__Exercise description__:
Only the lines from the beginning of the entries through the one with "v in values]" should be written out, please, exactly and without any pictures.

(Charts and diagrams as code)
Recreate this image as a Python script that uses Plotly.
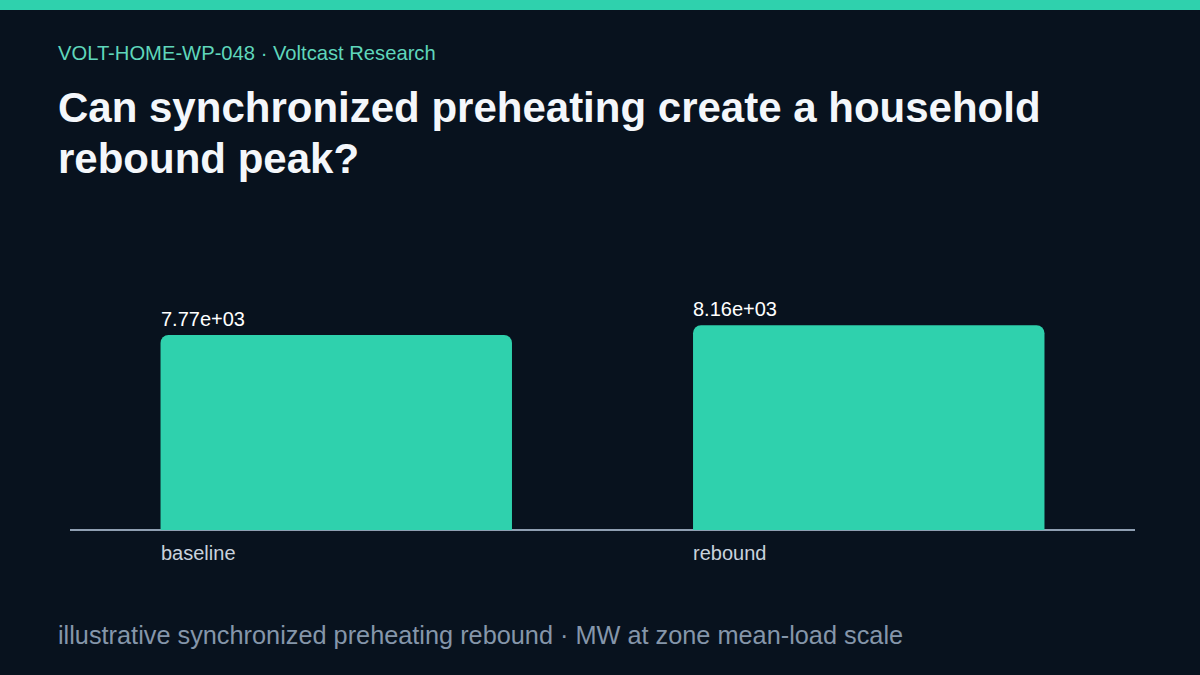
import plotly.graph_objects as go

categories = ["baseline", "rebound"]
values = [7770, 8160]
value_labels = [f"{v:.3g}" for v in values]

subtitle = "VOLT-HOME-WP-048 · Voltcast Research"
title_lines = ["Can synchronized preheating create a household", "rebound peak?"]
footer = "illustrative synchronized preheating rebound · MW at zone mean-load scale"

BG = "#08121e"
TEAL = "#2fd1ad"
FONT = "Liberation Sans, Arial, sans-serif"
W, H = 1200, 675
ML, MR, MT, MB = 70, 65, 230, 145
PW, PH = W - ML - MR, H - MT - MB
BAR_W = 0.66


def px_x(x):
    return (x - ML) / PW


def px_y(y):
    return (H - MB - y) / PH


xs = list(range(len(categories)))

fig = go.Figure()
fig.add_trace(go.Bar(
    x=xs, y=values, width=BAR_W,
    marker=dict(color=TEAL, line=dict(width=0)),
    hoverinfo="skip",
))

annotations = []
for i, (c, v, lab) in enumerate(zip(categories, values, value_labels)):
    annotations.append(dict(
        x=i - BAR_W / 2, y=v, xref="x", yref="y", text=lab, showarrow=False,
        xanchor="left", yanchor="bottom", yshift=3, xshift=-2,
        font=dict(family=FONT, size=20, color="#ffffff"),
    ))
    annotations.append(dict(
        x=i - BAR_W / 2, y=0, xref="x", yref="y", text=c, showarrow=False,
        xanchor="left", yanchor="top", yshift=-10, xshift=-2,
        font=dict(family=FONT, size=20, color="#c9d2dd"),
    ))

annotations.append(dict(
    x=px_x(56), y=px_y(53), xref="paper", yref="paper", text=subtitle, showarrow=False,
    xanchor="left", yanchor="middle",
    font=dict(family=FONT, size=20.2, color="#5fd6bb"),
))
for k, line in enumerate(title_lines):
    annotations.append(dict(
        x=px_x(56), y=px_y(107 + 51 * k), xref="paper", yref="paper",
        text="<b>" + line + "</b>",
        showarrow=False, xanchor="left", yanchor="middle", align="left",
        font=dict(family=FONT, size=42, color="#f4f7fb"),
    ))
annotations.append(dict(
    x=px_x(56), y=px_y(635), xref="paper", yref="paper", text=footer, showarrow=False,
    xanchor="left", yanchor="middle",
    font=dict(family=FONT, size=25.3, color="#8596aa"),
))

fig.update_layout(
    width=W, height=H,
    paper_bgcolor=BG, plot_bgcolor=BG,
    margin=dict(l=ML, r=MR, t=MT, b=MB, pad=0),
    barcornerradius=8,
    showlegend=False,
    xaxis=dict(range=[-0.5, len(categories) - 0.5], showgrid=False, zeroline=False,
               showticklabels=False, showline=False, fixedrange=True),
    yaxis=dict(range=[0, values[0] * PH / 195], showgrid=False, zeroline=True,
               zerolinecolor="#8f9fb2", zerolinewidth=1.5,
               showticklabels=False, showline=False, fixedrange=True),
    annotations=annotations,
    shapes=[dict(type="rect", xref="paper", yref="paper",
                 x0=px_x(0), x1=px_x(W), y0=px_y(10), y1=px_y(0),
                 fillcolor=TEAL, line=dict(width=0), layer="above")],
)

fig.write_html(
    "out.html",
    config={"displayModeBar": False},
    post_script="document.body.style.margin='0';document.body.style.background='#08121e';",
)
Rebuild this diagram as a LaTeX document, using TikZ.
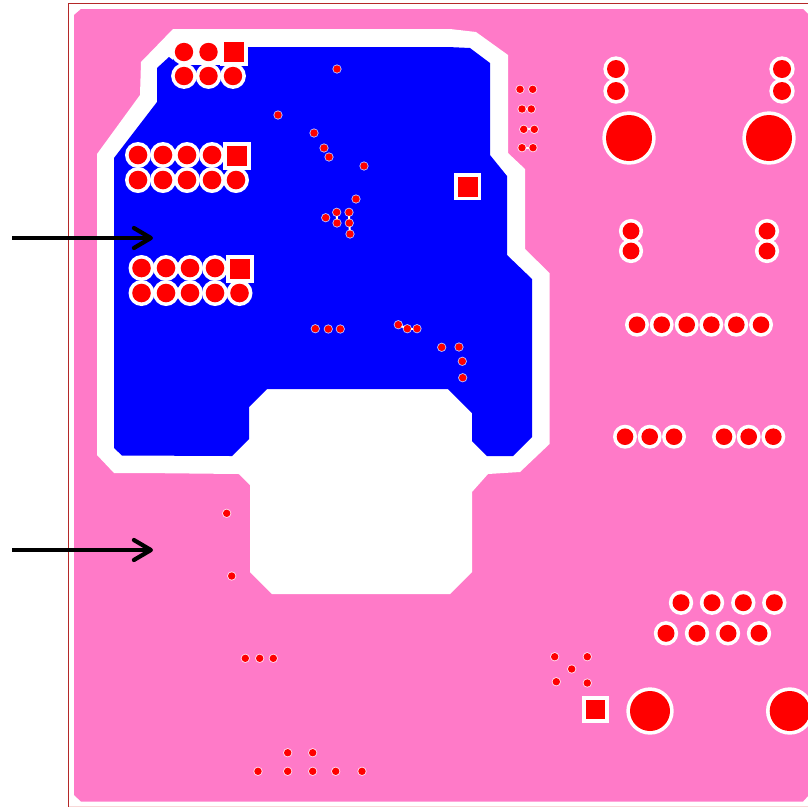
\documentclass[tikz,border=0pt]{standalone}
\usetikzlibrary{arrows.meta}
\definecolor{boardpink}{RGB}{255,122,200}
\definecolor{pourblue}{RGB}{0,0,255}
\definecolor{padred}{RGB}{255,0,0}
\definecolor{framered}{RGB}{180,40,40}
\definecolor{edgepale}{RGB}{248,215,215}
\tikzset{
  pourout/.style={fill=white,draw=none},
  pourin/.style={fill=pourblue,draw=none},
  boardfill/.style={fill=boardpink,draw=none},
  clear/.style={fill=white,draw=none},
  viahalo/.style={fill=white,fill opacity=0.75,draw=none},
  copper/.style={fill=padred,draw=none},
  pointer/.style={draw=black,line width=3.9pt,-{Straight Barb[length=17pt,width=20pt,round,line width=4.2pt]}},
}
% x,y,radius lists
\def\roundpads{184/52/9.2,208.5/52/9.2,184/76/9.2,208.5/76/9.2,233/76/9.2,
138/155/9.3,163/155/9.3,187/155/9.3,212/155/9.3,138/180/9.3,163/180/9.3,187/180/9.3,212/180/9.3,236/180/9.3,
141.5/268/9.3,166/268/9.3,190/268/9.3,215/268/9.3,141.5/293/9.3,166/293/9.3,190/293/9.3,215/293/9.3,239.5/293/9.3,
616/69/9,616/91/9,782/69/9,782/91/9,
631/231/8.4,631/251/8.4,767/231/8.4,767/251/8.4,
637/324.7/8.3,661.7/324.7/8.3,686.7/324.7/8.3,711.3/324.7/8.3,736.3/324.7/8.3,761/324.7/8.3,
625/436.7/8.3,649.7/436.7/8.3,674/436.7/8.3,724/436.7/8.3,748.7/436.7/8.3,773.3/436.7/8.3,
681/602.7/8.5,712/602.7/8.5,743.3/602.7/8.5,774.3/602.7/8.5,
666/633.3/8.5,697/633.3/8.5,728/633.3/8.5,759/633.3/8.5}
\def\bigpads{629/138/23,769/138/23,650/711/20,789.7/711/20}
\def\squarepads{233.5/52/10/14,236.5/155.5/10/14,240/268.5/10/14,467.5/186.5/10/13.5,595.3/709.7/9.7/13.3}
\def\vias{337/69,278/115,314/133,324/148,329/157,364/166,356/199,325.7/217.7,336.7/212.3,349/212.3,337/223,349.3/223,350/234,
315.3/328.7,328.3/329,340.3/329,398.3/324.7,407.3/328.7,417/328.7,441.7/347.3,459/347,462.3/361.3,462.7/377.7,
520/89.3,532.7/89.3,522/109,531.3/109,523.7/129.3,534.3/129.3,522/147.7,533/147.7,
226.7/513.3,231.7/576,245.3/658.3,259.7/658.3,273.3/658.3,287.7/752.7,312.7/752.7,
258/771.3,287.7/771.3,312.7/771.3,335.7/771.3,362/771.3,
554.7/656.7,587.3/656.7,571.7/669,556.3/681.7,587.3/683}
% pairs of close vias whose clearances merge
\def\viabridges{336.7/212.3/337/223,349/212.3/349.3/223,349.3/223/350/234,398.3/324.7/407.3/328.7,407.3/328.7/417/328.7,
522/109/531.3/109,523.7/129.3/534.3/129.3,522/147.7/533/147.7}
\begin{document}
\begin{tikzpicture}[x=1pt,y=-1pt]
\useasboundingbox (0,0) rectangle (808,807);
\clip (0,0) rectangle (808,807);
\fill[white] (0,0) rectangle (808,807);
% board outline and fill
\draw[edgepale,line width=1pt] (68.5,806.5) -- (820,806.5);
\draw[framered,line width=1pt] (820,3.5) -- (68.5,3.5) -- (68.5,806.5);
\path[boardfill] (81,9) -- (803,9) -- (808,14) -- (808,796) -- (803,801.5) -- (81,801.5) -- (74,795) -- (74,15) -- cycle;
% pour clearance
\path[pourout] (173,29) -- (450,29) -- (476,32) -- (508,55) -- (508,153) -- (525,169) -- (525,249) -- (549.5,273) -- (549.5,444)
  -- (520,472) -- (488,474) -- (472,492) -- (472,572) -- (450,594) -- (272,594) -- (250,572) -- (250,485) -- (239,474)
  -- (142,473) -- (114,473) -- (97,455) -- (97,154) -- (140,95) -- (141,62) -- cycle;
% pour
\path[pourin] (180,47) -- (448,47) -- (470,48) -- (490,63) -- (490,155) -- (507,176) -- (507,255) -- (532,279) -- (532,437)
  -- (513,456) -- (487,456) -- (472,441) -- (472,413) -- (448,389) -- (267,389) -- (249,407) -- (249,439) -- (232,456)
  -- (122,455.5) -- (114,448) -- (114,158) -- (157,102) -- (157,68) -- (169,57) -- (173,60) -- cycle;
\fill[white] (184,40) rectangle (247,65);
% clearances
\foreach \x/\y/\r in \roundpads {\path[clear] (\x,\y) circle ({\r+3.7});}
\foreach \x/\y/\r in \bigpads {\path[clear] (\x,\y) circle ({\r+3.7});}
\foreach \x/\y/\r/\c in \squarepads {\path[clear] ({\x-\c},{\y-\c}) rectangle ({\x+\c},{\y+\c});}
\foreach \x/\y in \vias {\path[viahalo] (\x,\y) circle (4.6);}
\foreach \xa/\ya/\xb/\yb in \viabridges {\draw[white,line width=2pt] (\xa,\ya) -- (\xb,\yb);}
% copper
\foreach \x/\y/\r in \roundpads {\path[copper] (\x,\y) circle (\r);}
\foreach \x/\y/\r in \bigpads {\path[copper] (\x,\y) circle (\r);}
\foreach \x/\y/\r/\c in \squarepads {\path[copper] ({\x-\r},{\y-\r}) rectangle ({\x+\r},{\y+\r});}
\foreach \x/\y in \vias {\path[copper] (\x,\y) circle (3.7);}
% arrows
\coordinate (a1s) at (12,238);
\coordinate (a1e) at (153,238);
\coordinate (a2s) at (12,550);
\coordinate (a2e) at (153,550);
\draw[pointer] (a1s) -- (a1e);
\draw[pointer] (a2s) -- (a2e);
\end{tikzpicture}
\end{document}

__Completed task__:
Recreate this image as a Python script that uses Plotly.
import plotly.graph_objects as go

categories = ["baseline", "rebound"]
values = [7770, 8160]
value_labels = [f"{v:.3g}" for v in values]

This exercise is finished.